The exponential curve behind open source backlogs

One tiny feature, 1 year of waiting—fans yell “fork it” as maintainers drown

TLDR: A tiny Jellyfin feature sat for a year despite approvals, spotlighting how one‑maintainer projects stall under heavy queues. The crowd splits: “fork it and move on,” “fix project management,” or “try AI reviews,” while veterans warn to check stuck pull requests before donating free labor.

Open-source drama alert: a Jellyfin contributor says a small, isolated feature—an on‑screen subtitle timing helper—has been stuck for over a year despite approvals. The maintainer admits the backlog “sucks… for everyone,” but the comment section? It’s on fire. The loudest camp screams: stop begging—fork it and ship. One commenter literally suggests ripping out “90% of code” and rebranding the “faster successor.” Spicy.

Others go big-picture: this isn’t just Jellyfin. Python, Vue—everyone’s drowning. Commenters cite one maintainer trying to hold back a tidal wave of pull requests.
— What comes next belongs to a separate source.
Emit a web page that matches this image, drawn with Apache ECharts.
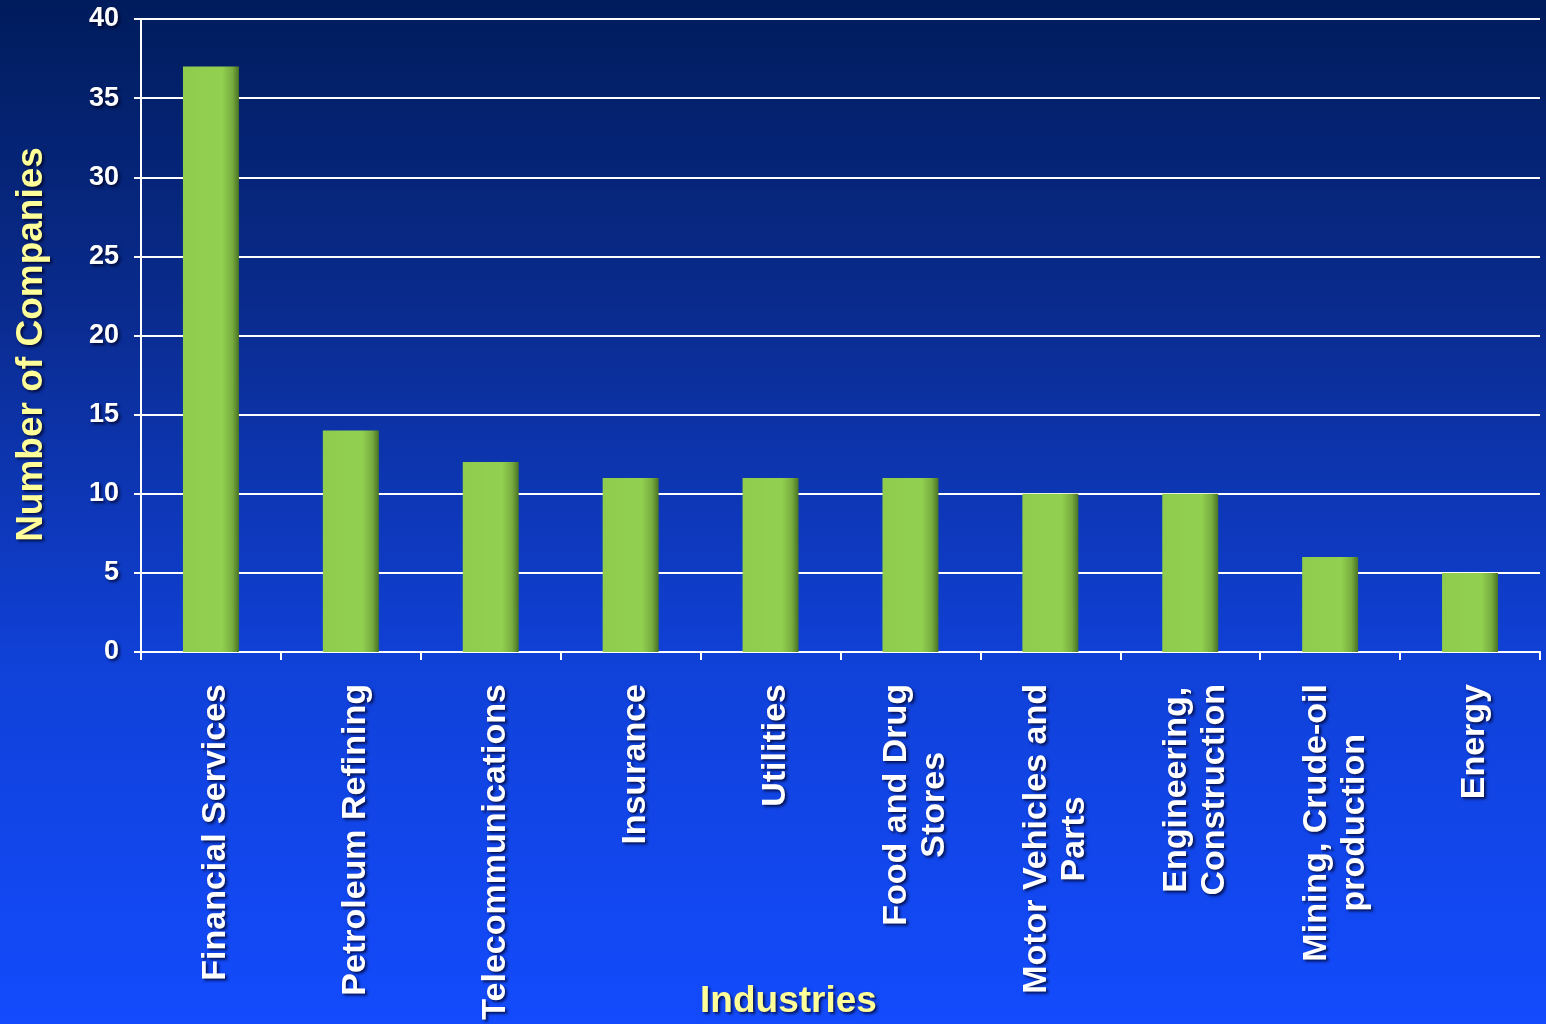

One voice calls out open-source’s “original sin”: no one takes project management seriously, so features rot even after green lights. Cue the “dictat… er” jab at leadership styles. Oof.

Then come the “solutions.” Some pitch AI code review to catch the dumb mistakes and speed up feedback, pointing to other projects testing it. Pragmatists suggest “make it plug‑in friendly and write easy, strong tests”—so new features don’t block the main app. Cynics bring the coldest take: before you code, check the graveyard of stuck pull requests. If outsiders’ work never lands, don’t waste your time.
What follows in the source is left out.